In fact, it's even worse. Since the core countries also run low inflation policies, the troubled countries only recourse, internal devaluation, forces them to run highly deflationary policies which not only kills demand, it also kills nominal growth.

Even low nominal growth (let alone zero, or even negative nominal growth) automatically increases the debt burden, this is the so called denominator effect.

Debt/GDP increases where debt increases by interest payments and deficits while the austerity and internal devaluation policies keep GDP growth minimal or even negative.

This is why Italy's debt/GDP has increased from 118% of GDP to over 130% of GDP in just a couple of years, despite (or better, because of) heroic austerity measures.

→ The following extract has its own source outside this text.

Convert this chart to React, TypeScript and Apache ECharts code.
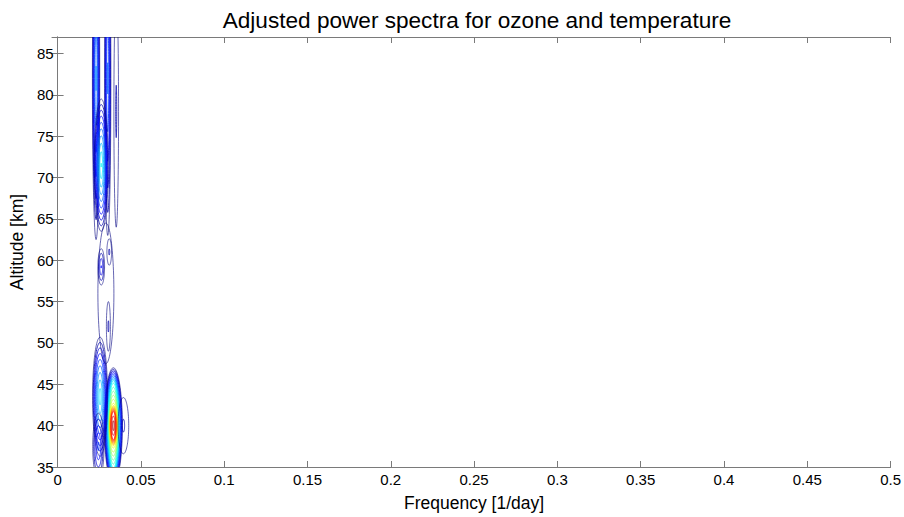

The demand destruction also produces long-term negative effects to the productive capacity of the economy (the hysteresis effect):

  • Low demand reduces investment in productive capacity, reducing the future production capacity of the economy
  • Low  investment also slows down the adoption of new technology, reducing future productivity growth
  • Low investment reduces the demand for labor, making a bigger part of labor supply economically obsolete through long-term unemployment.

We already argued this was a problem even in the US more than a year ago, but it recently turned out these effects are even bigger then we thought.